İş Bankası Yayınları ne iyi yapmış da Kumpanya'yı böyle bir kapakla basmış. Hatırlayanlar olacaktır. Eskiden böyle pembe beyaz kalın karton kapaklı yevmiye defterleri olurdu, bakkallar veresiye hesabı tutarlardı genellikle. Üstüne de, dönemin zerafetini yansıtan danseden bir çift. Boyut da eski Sait Faik kitaplarının aynısı.
Kitap zaten zahiren çağırıyor, iş bilen bibliyofili.
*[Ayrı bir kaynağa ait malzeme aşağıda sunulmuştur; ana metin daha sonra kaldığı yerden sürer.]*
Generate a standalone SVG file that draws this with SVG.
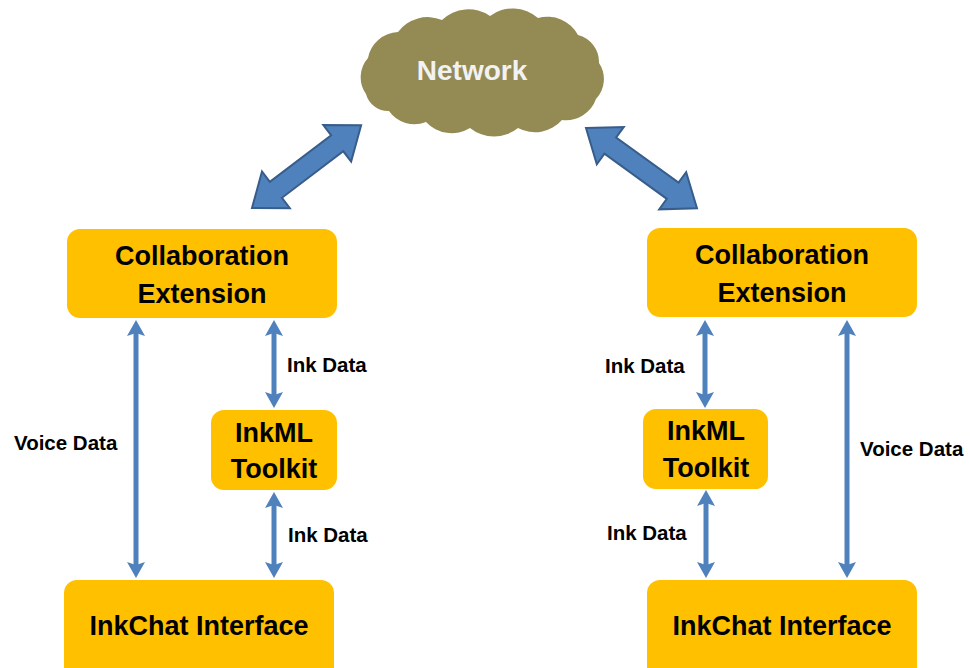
<svg xmlns="http://www.w3.org/2000/svg" width="970" height="668" viewBox="0 0 970 668">
  <style>
    .box { fill: #ffc000; }
    .boxText { font-family: "Liberation Sans", Arial, sans-serif; font-weight: bold; font-size: 27px; fill: #000; text-anchor: middle; }
    .label { font-family: "Liberation Sans", Arial, sans-serif; font-weight: bold; font-size: 20.5px; fill: #000; }
    .thin { stroke: #4f81bd; stroke-width: 5; fill: none; marker-start: url(#head); marker-end: url(#head); }
    .block { fill: #4f81bd; stroke: #385d8a; stroke-width: 2; stroke-linejoin: miter; }
  </style>
  <defs>
    <marker id="head" viewBox="0 0 16 18" refX="3" refY="9" markerWidth="16" markerHeight="18" markerUnits="userSpaceOnUse" orient="auto-start-reverse">
      <path d="M0,0 L16,9 L0,18 L3,9 Z" fill="#4f81bd"/>
    </marker>
    <path id="dblArrow" d="M0,0 L30,-23 L30,-10 L107,-10 L107,-23 L137,0 L107,23 L107,10 L30,10 L30,23 Z"/>
  </defs>

  <rect width="970" height="668" fill="#ffffff"/>

  <g id="network">
    <path d="M366,94 A29,29 0 0 1 368,58 A32,32 0 0 1 398,32 A37,37 0 0 1 442,20 A38,38 0 0 1 490,16 A38,38 0 0 1 538,18 A35,35 0 0 1 578,35 A28,28 0 0 1 599,63 A29,29 0 0 1 596,99 A32,32 0 0 1 562,120 A36,36 0 0 1 518,128 A38,38 0 0 1 470,128 A35,35 0 0 1 426,122 A31,31 0 0 1 389,111 A23,23 0 0 1 366,94 Z" fill="#948a54"/>
    <text x="472" y="80" style="font-family: 'Liberation Sans', Arial, sans-serif; font-weight: bold; font-size: 28px; fill: #f2f2f2; text-anchor: middle;">Network</text>
  </g>

  <g id="connectors">
    <use href="#dblArrow" class="block" transform="translate(252,208) rotate(-37.2)"/>
    <use href="#dblArrow" class="block" transform="translate(586,128) rotate(35.9)"/>
    <line class="thin" x1="136" y1="333" x2="136" y2="565"/>
    <line class="thin" x1="274" y1="333" x2="274" y2="395"/>
    <line class="thin" x1="274" y1="505" x2="274" y2="565"/>
    <line class="thin" x1="705" y1="333" x2="705" y2="395"/>
    <line class="thin" x1="706" y1="503" x2="706" y2="565"/>
    <line class="thin" x1="847" y1="333" x2="847" y2="565"/>
    <text class="label" x="14" y="450">Voice Data</text>
    <text class="label" x="287" y="372">Ink Data</text>
    <text class="label" x="288" y="542">Ink Data</text>
    <text class="label" x="605" y="373">Ink Data</text>
    <text class="label" x="607" y="540">Ink Data</text>
    <text class="label" x="860" y="456">Voice Data</text>
  </g>

  <g id="collab-left">
    <rect class="box" x="67" y="229" width="270" height="89" rx="13"/>
    <text class="boxText" x="202" y="265">Collaboration</text>
    <text class="boxText" x="202" y="303">Extension</text>
  </g>
  <g id="inkml-left">
    <rect class="box" x="211" y="410" width="126" height="80" rx="13"/>
    <text class="boxText" x="274" y="442">InkML</text>
    <text class="boxText" x="274" y="478">Toolkit</text>
  </g>
  <g id="inkchat-left">
    <rect class="box" x="64" y="580" width="270" height="100" rx="13"/>
    <text class="boxText" x="199" y="635">InkChat Interface</text>
  </g>

  <g id="collab-right">
    <rect class="box" x="647" y="228" width="270" height="89" rx="13"/>
    <text class="boxText" x="782" y="264">Collaboration</text>
    <text class="boxText" x="782" y="302">Extension</text>
  </g>
  <g id="inkml-right">
    <rect class="box" x="643" y="409" width="125" height="80" rx="13"/>
    <text class="boxText" x="706" y="440">InkML</text>
    <text class="boxText" x="706" y="477">Toolkit</text>
  </g>
  <g id="inkchat-right">
    <rect class="box" x="647" y="580" width="270" height="100" rx="13"/>
    <text class="boxText" x="782" y="635">InkChat Interface</text>
  </g>
</svg>
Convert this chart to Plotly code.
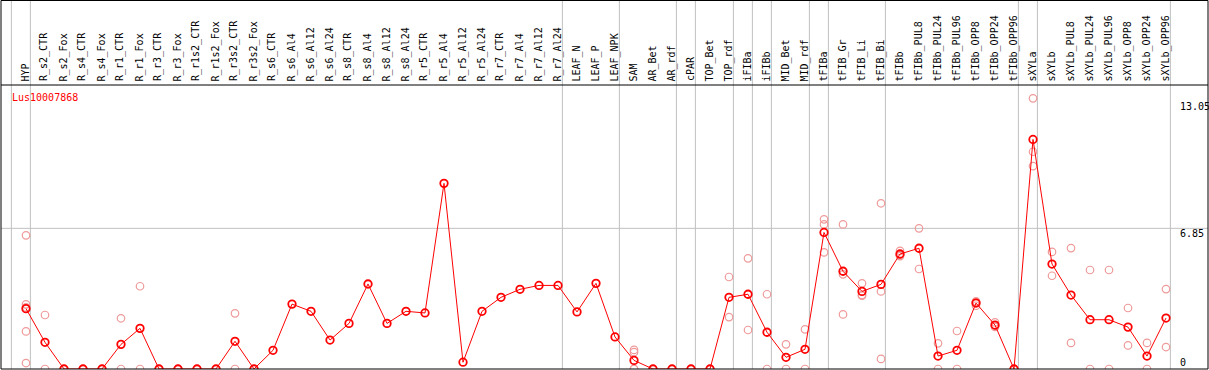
import plotly.graph_objects as go

gene = "Lus10007868"

categories = [
    "HYP", "R_s2_CTR", "R_s2_Fox", "R_s4_CTR", "R_s4_Fox", "R_r1_CTR", "R_r1_Fox",
    "R_r3_CTR", "R_r3_Fox", "R_r1s2_CTR", "R_r1s2_Fox", "R_r3s2_CTR", "R_r3s2_Fox",
    "R_s6_CTR", "R_s6_Al4", "R_s6_Al12", "R_s6_Al24", "R_s8_CTR", "R_s8_Al4",
    "R_s8_Al12", "R_s8_Al24", "R_r5_CTR", "R_r5_Al4", "R_r5_Al12", "R_r5_Al24",
    "R_r7_CTR", "R_r7_Al4", "R_r7_Al12", "R_r7_Al24", "LEAF_N", "LEAF_P", "LEAF_NPK",
    "SAM", "AR_Bet", "AR_rdf", "cPAR", "TOP_Bet", "TOP_rdf", "iFIBa", "iFIBb",
    "MID_Bet", "MID_rdf", "tFIBa", "tFIB_Gr", "tFIB_Li", "tFIB_Bi", "tFIBb",
    "tFIBb_PUL8", "tFIBb_PUL24", "tFIBb_PUL96", "tFIBb_OPP8", "tFIBb_OPP24",
    "tFIBb_OPP96", "sXYLa", "sXYLb", "sXYLb_PUL8", "sXYLb_PUL24", "sXYLb_PUL96",
    "sXYLb_OPP8", "sXYLb_OPP24", "sXYLb_OPP96",
]

means = [
    2.94, 1.30, 0, 0, 0, 1.20, 1.98,
    0, 0, 0, 0, 1.35, 0,
    0.91, 3.16, 2.81, 1.41, 2.22, 4.14,
    2.22, 2.81, 2.73, 9.04, 0.33, 2.81,
    3.49, 3.88, 4.07, 4.07, 2.78, 4.17, 1.56,
    0.42, 0, 0, 0, 0, 3.49, 3.64, 1.79,
    0.57, 0.96, 6.65, 4.76, 3.78, 4.12, 5.60,
    5.88, 0.63, 0.91, 3.21, 2.14,
    0, 11.18, 5.11, 3.60, 2.40, 2.40,
    2.04, 0.63, 2.48,
]

replicates = [
    [6.51, 3.15, 3.0, 1.83, 0.29], [2.63, 0], [0, 0], [0, 0], [0, 0], [2.47, 0], [4.03, 0],
    [0, 0], [0, 0], [0, 0], [0, 0], [2.71, 0], [0, 0],
    [], [], [], [], [], [],
    [], [], [], [], [], [],
    [], [], [], [], [], [], [],
    [0.93, 0.82, 0, 0], [0, 0], [0, 0], [0, 0], [0, 0], [4.48, 2.53], [5.39, 1.90], [3.64, 0],
    [1.20, 0], [1.93, 0], [7.29, 7.04, 5.68], [7.04, 4.61, 2.66], [4.17, 3.57, 3.6],
    [8.07, 3.78, 0.49], [5.75, 5.55, 5.5],
    [6.85, 4.87], [1.25, 0], [1.85, 0], [3.29, 3.08, 3.25], [2.27, 2.11, 2.05],
    [0, 0], [13.18, 10.58, 9.88], [5.70, 4.54], [5.89, 1.27], [4.82, 0], [4.82, 0],
    [2.97, 1.15], [1.27, 0], [3.89, 1.07],
]

group_last = ["HYP", "R_r7_Al24", "LEAF_NPK", "AR_rdf", "cPAR", "TOP_rdf", "iFIBa",
              "iFIBb", "MID_rdf", "tFIBa", "tFIB_Bi", "tFIBb_OPP96", "sXYLa", "sXYLb_OPP96"]

y_tick_labels = [13.05, 6.85, 0]

# ---- layout geometry ----
W, H = 1209, 370
ml, mr, mt, mb = 1, 1, 85, 1
plot_h = H - mt - mb
top_paper = 1 + mt / plot_h
x_range = [-1.316, 62.21]
y_range = [0, 13.83]
sep_off = 0.23

RED = "#ff0000"
PINK = "#ef9a9a"
GRAY = "#c0c0c0"
FONT = "DejaVu Sans Mono"

rx, ry = [], []
for c, reps in zip(categories, replicates):
    for v in reps:
        rx.append(c)
        ry.append(v)

fig = go.Figure()
fig.add_trace(go.Scatter(
    x=rx, y=ry, mode="markers",
    marker=dict(symbol="circle-open", size=7.5, color=PINK, line=dict(width=1.2, color=PINK)),
    hoverinfo="skip", showlegend=False,
))
fig.add_trace(go.Scatter(
    x=categories, y=means, mode="lines+markers",
    line=dict(color=RED, width=1),
    marker=dict(symbol="circle-open", size=7.5, color=RED, line=dict(width=1.8, color=RED)),
    showlegend=False,
))

shapes = []
seps = [-1 + sep_off] + [categories.index(g) + sep_off for g in group_last]
for s in seps:
    shapes.append(dict(type="line", xref="x", yref="paper", x0=s, x1=s, y0=0, y1=top_paper,
                       line=dict(color=GRAY, width=1), layer="below"))
shapes.append(dict(type="line", xref="paper", yref="y", x0=0, x1=1, y0=y_tick_labels[1], y1=y_tick_labels[1],
                   line=dict(color=GRAY, width=1), layer="below"))
shapes.append(dict(type="line", xref="paper", yref="paper", x0=0, x1=1, y0=1, y1=1,
                   line=dict(color="black", width=1)))
shapes.append(dict(type="rect", xref="paper", yref="paper", x0=0, x1=1, y0=0, y1=top_paper - 0.5 / plot_h,
                   line=dict(color="black", width=1)))

annotations = []
for c in categories:
    annotations.append(dict(
        x=c, xref="x", y=1 + 1.5 / plot_h, yref="paper", text=c, showarrow=False,
        textangle=-90, xanchor="center", yanchor="bottom", xshift=-1,
        font=dict(family=FONT, size=10, color="black"),
    ))
annotations.append(dict(
    x=(9.5 - ml) / (W - ml - mr), xref="paper", y=(H - mb - 97.5) / plot_h, yref="paper",
    text=gene, showarrow=False, xanchor="left", yanchor="middle",
    font=dict(family=FONT, size=10, color=RED),
))
for v in y_tick_labels:
    annotations.append(dict(
        x=60.63, xref="x", y=v, yref="y", text=f"{v:g}" if v == 0 else f"{v:.2f}",
        showarrow=False, xanchor="left", yanchor="bottom" if v == 0 else "top",
        yshift=-1 if v == 0 else 2,
        font=dict(family=FONT, size=10, color="black"),
    ))

fig.update_layout(
    width=W, height=H,
    margin=dict(l=ml, r=mr, t=mt, b=mb, pad=0),
    paper_bgcolor="white", plot_bgcolor="white",
    xaxis=dict(type="category", categoryorder="array", categoryarray=categories,
               range=x_range, showgrid=False, zeroline=False, showticklabels=False,
               ticks="", showline=False, fixedrange=True),
    yaxis=dict(range=y_range, showgrid=False, zeroline=False, showticklabels=False,
               ticks="", showline=False, fixedrange=True),
    shapes=shapes, annotations=annotations,
)

fig.write_html(
    "out.html",
    config={"displayModeBar": False},
    post_script="document.body.style.margin='0';document.body.style.overflow='hidden';",
)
Yeniyetmeyken okudum, gençken okudum, on yıl önce yine okudum, elli biterken yine okuyorum. Her seferinde Babacığım anılarını anlatıyormuş gibi oluyorum. Karakterler, mekanlar gözümde canlanıyor. Ha ! ne var böyle anlatılan derseniz : öyle dişe dokunur fazla bir şey yok. Ama Bay Abasıyanık nasıl bir sihir yapıyorsa kelimelerin arkasında hayat buluyorsunuz. Belki de ondan böyle eskimemeleri.
Kumpanya ve Kriz beklenen frekansta, Gota Cambazhanesi ise (bunlar kitabımızdaki öykülerin isimleridir) fazlaca otobiyografik ögeler taşıdığından, önceki iki öyküden farklı seyrediyor. Yine de her halukarda bir iki saatte biter ve sizi alır götürür Eski Türkiye'ye.
Yeni Türkiye'den (fakir gibi) hazzetmeyen okura önerilir.